Urpi Torrado
El Comercio, 24 de abril del 2025
“Esta permisividad refuerza la idea de que las normas son flexibles y que los actos indebidos son aceptables”.
La inseguridad ciudadana se ha instalado con fuerza como el principal problema del país, pero no es el único que genera malestar entre los peruanos. La corrupción sigue ocupando un lugar entre los cinco temas que más preocupan a la población e incluso ha liderado la lista durante muchos años. La reciente sentencia al expresidente Ollanta Humala y a su esposa Nadine Heredia ha vuelto a poner el tema en agenda, recordándonos que este problema no solo afecta el pasado, sino que continúa modelando el presente y condicionando el futuro. La corrupción en el Perú no es un fenómeno aislado ni excepcional. Es una práctica sistemática que ha permeado distintos niveles del Estado y que mina profundamente la confianza ciudadana, debilita la institucionalidad y frena el desarrollo económico y social del país.
Según el Índice de Percepción de la Corrupción (IPC) 2024 de Transparencia Internacional, el Perú obtuvo una puntuación de 31 sobre 100, ubicándose en el puesto 127 de 180 países evaluados. Este resultado nos coloca por debajo del promedio regional y en una posición poco favorable frente a países vecinos como Uruguay, que lidera con 76 puntos, o Chile, con 63. Por el contrario, acercándonos a realidades alarmantes como las de Venezuela (13 puntos) y Nicaragua (17), donde las instituciones han sido cooptadas y el Estado de derecho es frágil o inexistente.
La persistencia de la corrupción en el país se explica por múltiples factores que han sido identificados tanto por estudios especializados como por encuestas de opinión. En primer lugar, están las instituciones vulnerables. La falta de independencia del Poder Judicial, sumada a la debilidad de los mecanismos de fiscalización y control, genera un ambiente de impunidad en el que los actos ilícitos rara vez reciben sanción. En segundo lugar, la percepción ciudadana también refleja este deterioro. Una gran mayoría de peruanos considera que la corrupción es un problema grave y generalizado, que afecta tanto a los altos funcionarios como a las instancias locales, pasando por policías, jueces y autoridades municipales. Finalmente, existe una cultura de tolerancia que se expresa en frases como “roba, pero hace obra”, que naturalizan las prácticas corruptas y las justifican cuando se percibe un beneficio inmediato o tangible para la población.

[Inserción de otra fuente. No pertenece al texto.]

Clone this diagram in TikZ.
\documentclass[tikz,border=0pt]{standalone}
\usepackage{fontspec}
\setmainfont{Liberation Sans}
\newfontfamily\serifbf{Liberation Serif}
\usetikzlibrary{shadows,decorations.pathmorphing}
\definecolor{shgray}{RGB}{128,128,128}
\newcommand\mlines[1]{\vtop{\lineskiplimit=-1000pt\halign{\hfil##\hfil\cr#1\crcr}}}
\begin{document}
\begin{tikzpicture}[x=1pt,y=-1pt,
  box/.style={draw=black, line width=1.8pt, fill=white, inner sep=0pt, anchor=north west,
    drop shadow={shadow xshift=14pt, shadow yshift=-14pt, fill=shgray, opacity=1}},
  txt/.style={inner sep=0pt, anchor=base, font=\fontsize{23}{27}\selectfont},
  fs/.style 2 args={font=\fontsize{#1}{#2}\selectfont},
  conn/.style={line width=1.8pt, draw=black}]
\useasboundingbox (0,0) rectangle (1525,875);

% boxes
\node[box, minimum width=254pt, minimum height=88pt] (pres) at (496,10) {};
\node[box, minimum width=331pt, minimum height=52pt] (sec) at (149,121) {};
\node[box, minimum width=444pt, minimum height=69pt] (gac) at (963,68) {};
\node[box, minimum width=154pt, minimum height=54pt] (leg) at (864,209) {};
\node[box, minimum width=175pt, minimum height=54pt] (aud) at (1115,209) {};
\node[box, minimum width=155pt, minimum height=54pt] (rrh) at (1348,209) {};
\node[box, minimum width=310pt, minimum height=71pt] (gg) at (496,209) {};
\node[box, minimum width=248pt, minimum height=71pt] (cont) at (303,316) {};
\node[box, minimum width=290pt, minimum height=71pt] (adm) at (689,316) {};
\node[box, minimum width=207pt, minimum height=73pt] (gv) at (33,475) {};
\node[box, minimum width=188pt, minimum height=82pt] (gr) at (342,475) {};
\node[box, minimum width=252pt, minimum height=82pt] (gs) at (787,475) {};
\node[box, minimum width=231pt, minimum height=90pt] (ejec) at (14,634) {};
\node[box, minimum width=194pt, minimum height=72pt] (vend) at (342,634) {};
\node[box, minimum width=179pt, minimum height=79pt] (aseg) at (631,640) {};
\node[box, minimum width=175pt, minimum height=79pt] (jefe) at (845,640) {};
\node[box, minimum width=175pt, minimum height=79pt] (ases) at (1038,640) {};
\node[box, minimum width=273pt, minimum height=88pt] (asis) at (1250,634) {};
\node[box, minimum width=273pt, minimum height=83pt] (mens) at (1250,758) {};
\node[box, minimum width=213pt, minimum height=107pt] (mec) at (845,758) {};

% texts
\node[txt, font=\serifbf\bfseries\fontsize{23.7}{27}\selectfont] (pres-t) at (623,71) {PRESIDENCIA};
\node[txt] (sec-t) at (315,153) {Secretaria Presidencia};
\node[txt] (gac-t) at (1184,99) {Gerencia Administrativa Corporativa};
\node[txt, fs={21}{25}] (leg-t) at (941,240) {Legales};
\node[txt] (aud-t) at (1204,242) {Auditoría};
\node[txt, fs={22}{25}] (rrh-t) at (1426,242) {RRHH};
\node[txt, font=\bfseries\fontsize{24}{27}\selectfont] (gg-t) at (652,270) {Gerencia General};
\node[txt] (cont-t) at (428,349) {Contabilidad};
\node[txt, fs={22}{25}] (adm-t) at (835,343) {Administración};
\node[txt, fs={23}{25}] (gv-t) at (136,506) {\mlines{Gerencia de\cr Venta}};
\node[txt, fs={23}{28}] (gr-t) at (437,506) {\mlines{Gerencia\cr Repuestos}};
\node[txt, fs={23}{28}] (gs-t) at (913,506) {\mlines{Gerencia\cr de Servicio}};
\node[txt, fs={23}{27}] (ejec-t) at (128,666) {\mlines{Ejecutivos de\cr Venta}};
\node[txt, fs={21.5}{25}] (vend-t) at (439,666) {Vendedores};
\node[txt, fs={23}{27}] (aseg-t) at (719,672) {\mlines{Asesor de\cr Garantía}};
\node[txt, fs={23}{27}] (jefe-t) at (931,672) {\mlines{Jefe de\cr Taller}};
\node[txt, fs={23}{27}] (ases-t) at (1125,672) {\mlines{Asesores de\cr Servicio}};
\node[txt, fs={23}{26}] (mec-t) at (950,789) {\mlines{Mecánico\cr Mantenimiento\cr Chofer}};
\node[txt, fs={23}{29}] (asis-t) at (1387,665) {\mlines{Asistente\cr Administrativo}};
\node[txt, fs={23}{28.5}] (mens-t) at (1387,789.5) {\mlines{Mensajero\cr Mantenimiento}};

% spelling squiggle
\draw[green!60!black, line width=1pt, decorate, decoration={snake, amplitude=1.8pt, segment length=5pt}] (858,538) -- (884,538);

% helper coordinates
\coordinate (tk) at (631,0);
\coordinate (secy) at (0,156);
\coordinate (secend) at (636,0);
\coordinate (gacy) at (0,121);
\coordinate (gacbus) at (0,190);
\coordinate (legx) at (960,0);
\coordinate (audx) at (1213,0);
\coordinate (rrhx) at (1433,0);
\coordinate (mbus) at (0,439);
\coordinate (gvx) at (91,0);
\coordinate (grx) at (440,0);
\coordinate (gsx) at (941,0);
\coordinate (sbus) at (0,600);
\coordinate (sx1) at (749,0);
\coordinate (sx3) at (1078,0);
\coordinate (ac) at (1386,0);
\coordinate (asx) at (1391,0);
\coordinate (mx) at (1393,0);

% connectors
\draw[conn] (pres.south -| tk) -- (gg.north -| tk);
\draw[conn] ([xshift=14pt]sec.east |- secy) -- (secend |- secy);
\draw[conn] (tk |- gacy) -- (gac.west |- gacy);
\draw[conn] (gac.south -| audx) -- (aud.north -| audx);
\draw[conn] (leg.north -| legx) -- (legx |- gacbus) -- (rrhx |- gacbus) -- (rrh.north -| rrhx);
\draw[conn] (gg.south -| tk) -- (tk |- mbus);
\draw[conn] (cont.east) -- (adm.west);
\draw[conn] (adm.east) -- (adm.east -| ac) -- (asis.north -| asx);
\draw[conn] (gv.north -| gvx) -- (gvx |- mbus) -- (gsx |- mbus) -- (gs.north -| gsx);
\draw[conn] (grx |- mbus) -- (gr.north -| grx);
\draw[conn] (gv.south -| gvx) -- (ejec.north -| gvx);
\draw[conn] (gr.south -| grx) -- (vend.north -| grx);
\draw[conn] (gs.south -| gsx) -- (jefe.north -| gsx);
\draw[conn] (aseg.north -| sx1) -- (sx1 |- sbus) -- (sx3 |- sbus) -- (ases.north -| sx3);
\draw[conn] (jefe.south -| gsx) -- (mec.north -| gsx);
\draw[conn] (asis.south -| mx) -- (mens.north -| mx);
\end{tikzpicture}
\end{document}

Esa tolerancia a la corrupción también se refleja en el comportamiento cotidiano. Prácticas como pasarse un semáforo en rojo, colarse en una fila, pagar una coima para evitar una multa o falsificar documentos para acceder a un beneficio se han normalizado y rara vez son cuestionadas socialmente. Esta permisividad refuerza la idea de que las normas son flexibles y que los actos indebidos son aceptables si resuelven una necesidad personal. Así, la corrupción deja de ser vista como un fenómeno exclusivo del poder y se convierte en una práctica transversal que contamina la vida diaria del ciudadano común.

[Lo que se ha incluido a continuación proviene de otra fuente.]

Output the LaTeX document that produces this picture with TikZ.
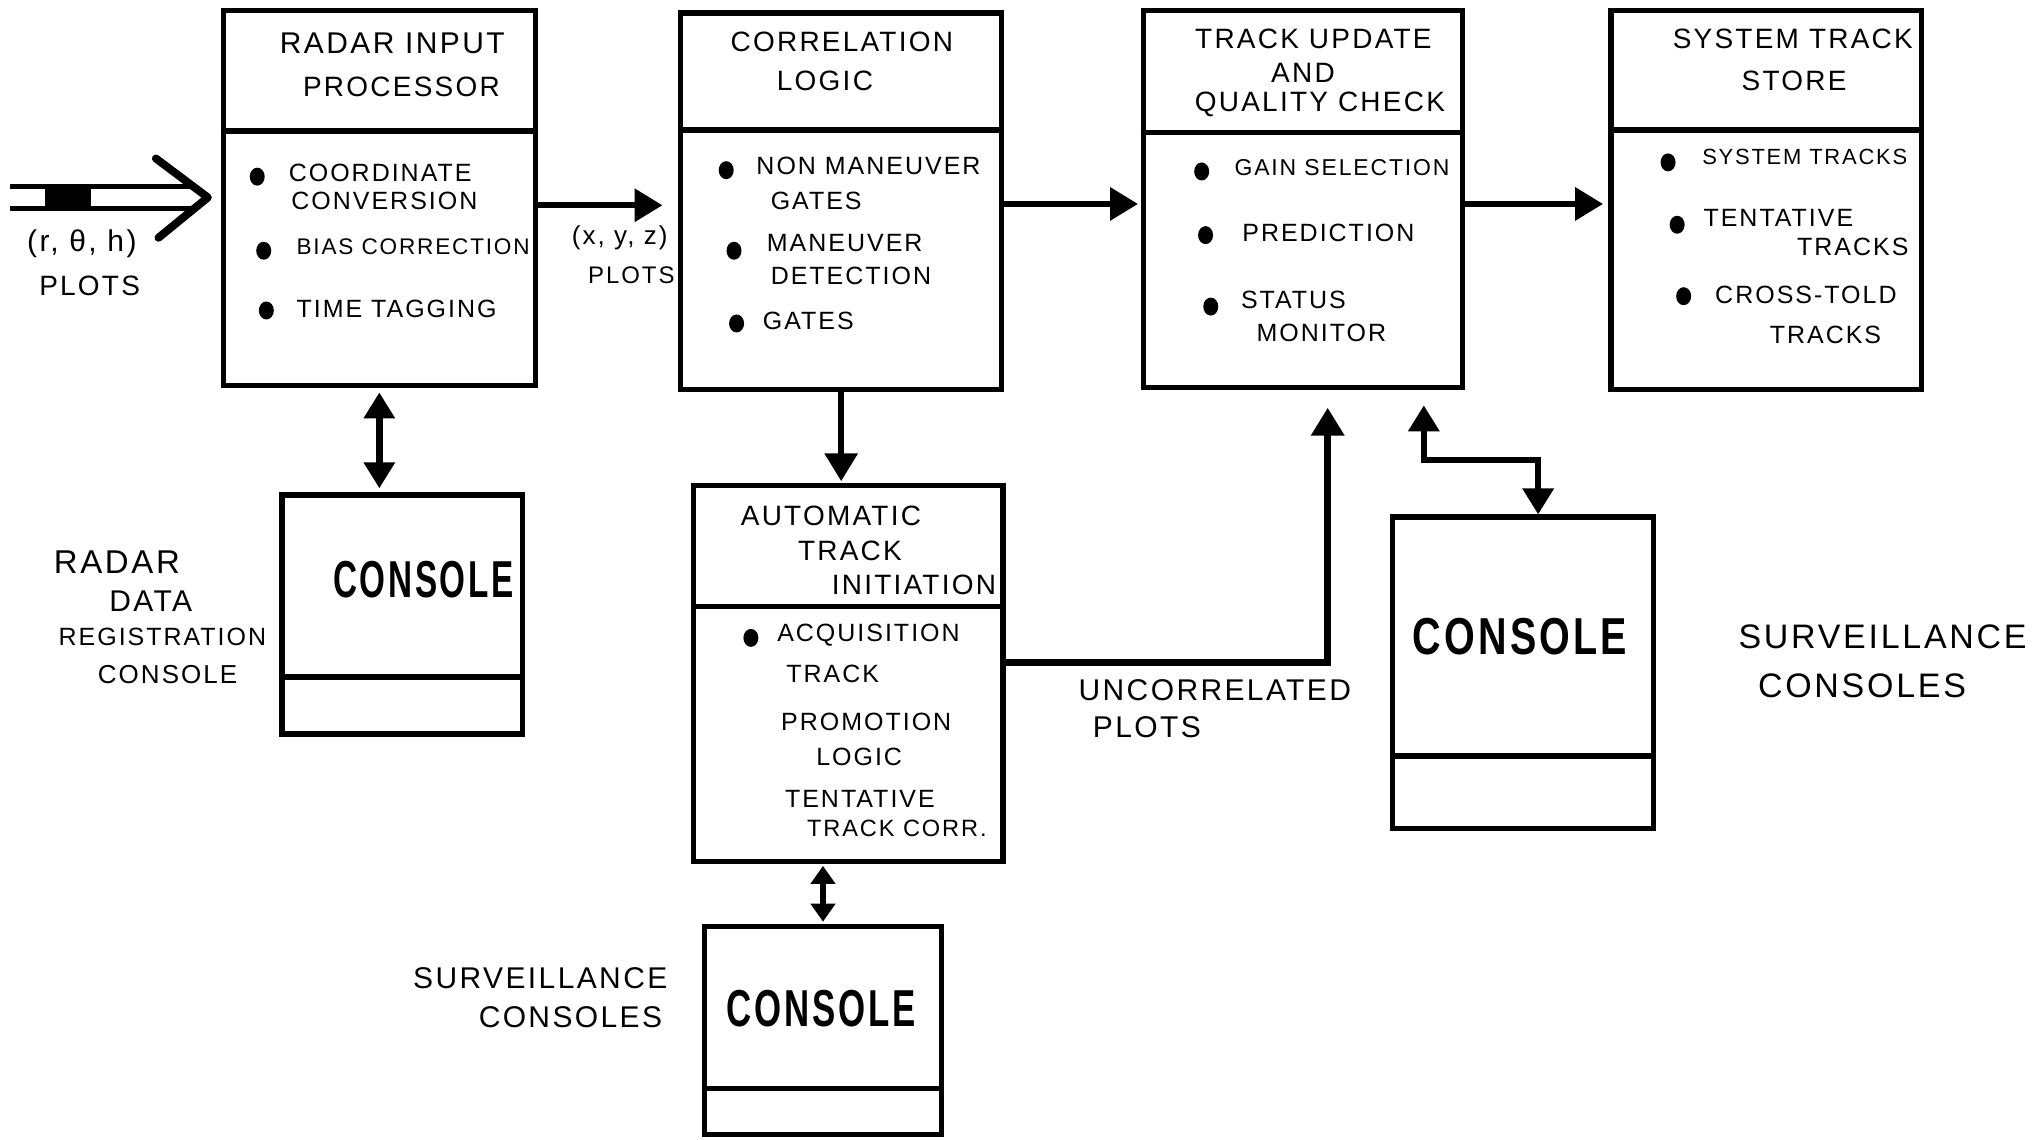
\documentclass[tikz,border=0pt]{standalone}
\usepackage{fontspec}
\setmainfont{Liberation Sans}[LetterSpace=8]
\usetikzlibrary{arrows.meta,fit,calc,shapes.geometric}

\tikzset{
  blk/.style={draw, line width=2.6pt, inner sep=0pt},
  rule/.style={line width=2.8pt},
  ttl/.style={font=\fontsize{14}{16}\selectfont, inner sep=0pt},
  itm/.style={font=\fontsize{12.5}{14}\selectfont, inner sep=0pt, anchor=west},
  dot/.style={ellipse, fill, inner sep=0pt, minimum width=7.5pt, minimum height=9pt},
  conlbl/.style={font=\fontsize{26}{28}\selectfont\bfseries, inner sep=0pt},
  lbl/.style={inner sep=0pt},
  arr/.style={line width=3.2pt, -{Triangle[length=14pt,width=16pt]}},
  arrtwo/.style={line width=3.2pt, {Triangle[length=13pt,width=15pt]}-{Triangle[length=13pt,width=15pt]}},
  arrshort/.style={line width=3pt, {Triangle[length=9pt,width=12pt]}-{Triangle[length=9pt,width=12pt]}},
  inline/.style={line width=2.6pt},
}

\begin{document}
\begin{tikzpicture}[x=0.65pt, y=-0.65pt]
\useasboundingbox (0,0) rectangle (1568,877);

% ---------- processing blocks ----------
\node[blk, fit={(172,8) (412,297)}] (rip) {};
\draw[rule] (rip.west |- 0,101) -- (rip.east |- 0,101);
\node[ttl, font=\fontsize{15}{17}\selectfont] (rip-t1) at (302,33) {RADAR INPUT};
\node[ttl] (rip-t2) at (309,67) {PROCESSOR};
\node[dot] (rip-d1) at (198,136) {};
\node[itm] (rip-i1) at (222,133) {COORDINATE};
\node[itm] (rip-i2) at (224,155) {CONVERSION};
\node[dot] (rip-d2) at (203,193) {};
\node[itm, font=\fontsize{11.3}{13}\selectfont] (rip-i3) at (228,190) {BIAS CORRECTION};
\node[dot] (rip-d3) at (205,239) {};
\node[itm] (rip-i4) at (228,238) {TIME TAGGING};

\node[blk, fit={(524,10) (771,300)}] (corr) {};
\draw[rule] (corr.west |- 0,100) -- (corr.east |- 0,100);
\node[ttl] (corr-t1) at (648,32) {CORRELATION};
\node[ttl] (corr-t2) at (635,62) {LOGIC};
\node[dot] (corr-d1) at (559,131) {};
\node[itm] (corr-i1) at (582,128) {NON MANEUVER};
\node[itm] (corr-i2) at (593,155) {GATES};
\node[dot] (corr-d2) at (565,193) {};
\node[itm] (corr-i3) at (590,187) {MANEUVER};
\node[itm] (corr-i4) at (593,212) {DETECTION};
\node[dot] (corr-d3) at (567,249) {};
\node[itm] (corr-i5) at (587,247) {GATES};

\node[blk, fit={(880,8) (1126,298)}] (tuq) {};
\draw[rule] (tuq.west |- 0,102) -- (tuq.east |- 0,102);
\node[ttl] (tuq-t1) at (1011,30) {TRACK UPDATE};
\node[ttl] (tuq-t2) at (1003,56) {AND};
\node[ttl] (tuq-t3) at (1016,80) {QUALITY CHECK};
\node[dot] (tuq-d1) at (925,132) {};
\node[itm, font=\fontsize{11.5}{13}\selectfont] (tuq-i1) at (950,129) {GAIN SELECTION};
\node[dot] (tuq-d2) at (928,181) {};
\node[itm] (tuq-i2) at (956,179) {PREDICTION};
\node[dot] (tuq-d3) at (932,236) {};
\node[itm] (tuq-i3) at (955,231) {STATUS};
\node[itm] (tuq-i4) at (967,256) {MONITOR};

\node[blk, fit={(1240,8) (1479,300)}] (sts) {};
\draw[rule] (sts.west |- 0,100) -- (sts.east |- 0,100);
\node[ttl] (sts-t1) at (1380,30) {SYSTEM TRACK};
\node[ttl] (sts-t2) at (1381,62) {STORE};
\node[dot] (sts-d1) at (1284,125) {};
\node[itm, font=\fontsize{11}{13}\selectfont] (sts-i1) at (1310,121) {SYSTEM TRACKS};
\node[dot] (sts-d2) at (1291,173) {};
\node[itm] (sts-i2) at (1311,168) {TENTATIVE};
\node[itm] (sts-i3) at (1383,190) {TRACKS};
\node[dot] (sts-d3) at (1296,228) {};
\node[itm] (sts-i4) at (1320,227) {CROSS-TOLD};
\node[itm] (sts-i5) at (1362,258) {TRACKS};

\node[blk, fit={(534,374) (772,663)}] (ati) {};
\draw[rule] (ati.west |- 0,467) -- (ati.east |- 0,467);
\node[ttl, anchor=west] (ati-t1) at (570,397) {AUTOMATIC};
\node[ttl, anchor=west] (ati-t2) at (614,424) {TRACK};
\node[ttl, anchor=east] (ati-t3) at (767,450) {INITIATION};
\node[dot] (ati-d1) at (578,491) {};
\node[itm] (ati-i1) at (598,489) {ACQUISITION};
\node[itm] (ati-i2) at (605,519) {TRACK};
\node[itm] (ati-i3) at (601,556) {PROMOTION};
\node[itm] (ati-i4) at (628,583) {LOGIC};
\node[itm] (ati-i5) at (604,615) {TENTATIVE};
\node[itm, font=\fontsize{11.8}{13}\selectfont] (ati-i6) at (621,638) {TRACK CORR.};

% ---------- consoles ----------
\node[blk, fit={(217,381) (402,565)}] (con1) {};
\draw[rule] (con1.west |- 0,521) -- (con1.east |- 0,521);
\node[conlbl] (con1-t) at (326,446) {\scalebox{0.64}[1]{CONSOLE}};

\node[blk, fit={(1072,398) (1273,638)}] (con2) {};
\draw[rule] (con2.west |- 0,582) -- (con2.east |- 0,582);
\node[conlbl] (con2-t) at (1170,490) {\scalebox{0.76}[1]{CONSOLE}};

\node[blk, fit={(542,713) (725,873)}] (con3) {};
\draw[rule] (con3.west |- 0,838) -- (con3.east |- 0,838);
\node[conlbl] (con3-t) at (632,776) {\scalebox{0.67}[1]{CONSOLE}};

% ---------- free labels ----------
\node[lbl, font=\fontsize{15}{17}\selectfont] (in-l1) at (63,188) {(r, θ, h)};
\node[lbl, font=\fontsize{14}{16}\selectfont] (in-l2) at (69,220) {PLOTS};
\node[lbl, font=\fontsize{13}{15}\selectfont] (xy-l1) at (477,183) {(x, y, z)};
\node[lbl, font=\fontsize{12}{14}\selectfont] (xy-l2) at (486,212) {PLOTS};

\node[lbl, font=\fontsize{16.5}{18}\selectfont] (rd-l1) at (90,433) {RADAR};
\node[lbl, font=\fontsize{15}{17}\selectfont] (rd-l2) at (116,463) {DATA};
\node[lbl, font=\fontsize{12.5}{14}\selectfont] (rd-l3) at (125,490) {REGISTRATION};
\node[lbl, font=\fontsize{13}{15}\selectfont] (rd-l4) at (129,519) {CONSOLE};

\node[lbl, anchor=west, font=\fontsize{15}{17}\selectfont] (uc-l1) at (830,531) {UNCORRELATED};
\node[lbl, anchor=west, font=\fontsize{15}{17}\selectfont] (uc-l2) at (841,560) {PLOTS};

\node[lbl, anchor=west, font=\fontsize{17}{19}\selectfont] (sv-l1) at (1338,490) {SURVEILLANCE};
\node[lbl, anchor=west, font=\fontsize{17}{19}\selectfont] (sv-l2) at (1353,528) {CONSOLES};

\node[lbl, anchor=east, font=\fontsize{15}{17}\selectfont] (sb-l1) at (514,753) {SURVEILLANCE};
\node[lbl, anchor=east, font=\fontsize{15}{17}\selectfont] (sb-l2) at (510,783) {CONSOLES};

% ---------- incoming plot bus ----------
\coordinate (src) at (8,152);
\coordinate (inTip) at (160,152);
\draw[inline] ($(src)+(0,-8.5)$) -- ($(inTip)+(-12,-8.5)$);
\draw[inline] ($(src)+(0,8.5)$) -- ($(inTip)+(-12,8.5)$);
\fill ($(src)+(27,-8.5)$) rectangle ($(src)+(62,8.5)$);
\draw[line width=4pt, line cap=round, line join=round]
  ($(inTip)+(-40,-30)$) -- (inTip) -- ($(inTip)+(-38,31)$);

% ---------- connectors ----------
\draw[arr, shorten >=7.8pt] ($(rip.east)+(0,5.5)$) -- ($(corr.west)+(0,3)$);
\draw[arr, shorten >=1.3pt] ($(corr.east)+(0,2)$) -- ($(tuq.west)+(0,4)$);
\draw[arr, shorten >=2.6pt] ($(tuq.east)+(0,4)$) -- ($(sts.west)+(0,3)$);

\draw[arrtwo, shorten <=2pt, shorten >=2pt] (rip.south) -- (rip.south |- con1.north);
\draw[arr, shorten >=1pt] (corr.south) -- (corr.south |- ati.north);
\draw[arrshort, shorten <=1pt, shorten >=1pt] (con3.north |- ati.south) -- (con3.north);

\draw[arr, line width=3.6pt, shorten >=9pt] ($(ati.east)+(0,-8.5)$) -| ($(tuq.south)+(19,0)$);
\draw[arrtwo, shorten <=7.8pt] ($(tuq.south)+(93,0)$) -- ++(0,54) -| ($(con2.north)+(11.5,0)$);
\end{tikzpicture}
\end{document}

Las consecuencias de la corrupción son profundas y multidimensionales. En lo económico, desalienta la inversión nacional y extranjera, distorsiona la asignación de recursos públicos y favorece el uso ineficiente o fraudulento del presupuesto estatal. En lo social, agrava las desigualdades, pues los más afectados por los servicios deficientes o mal gestionados son los sectores más vulnerables. Y en lo político, debilita la democracia al erosionar la confianza en las instituciones y reducir la legitimidad de los gobernantes y los procesos electorales. La ciudadanía se vuelve escéptica, desconfiada y, en muchos casos, resignada.
A pesar de los esfuerzos de algunas organizaciones de la sociedad civil, medios de comunicación y organismos internacionales que promueven la transparencia y la rendición de cuentas, los avances son limitados. Se requieren reformas profundas y sostenidas que no dependan del impulso ocasional de un escándalo mediático o de una coyuntura judicial. Mientras no se entiendan las consecuencias reales de la corrupción, y mientras no se asuma que combatirla es responsabilidad de todos, será difícil romper con los patrones que nos mantienen atrapados en el mismo círculo de desconfianza, desigualdad y mediocridad institucional.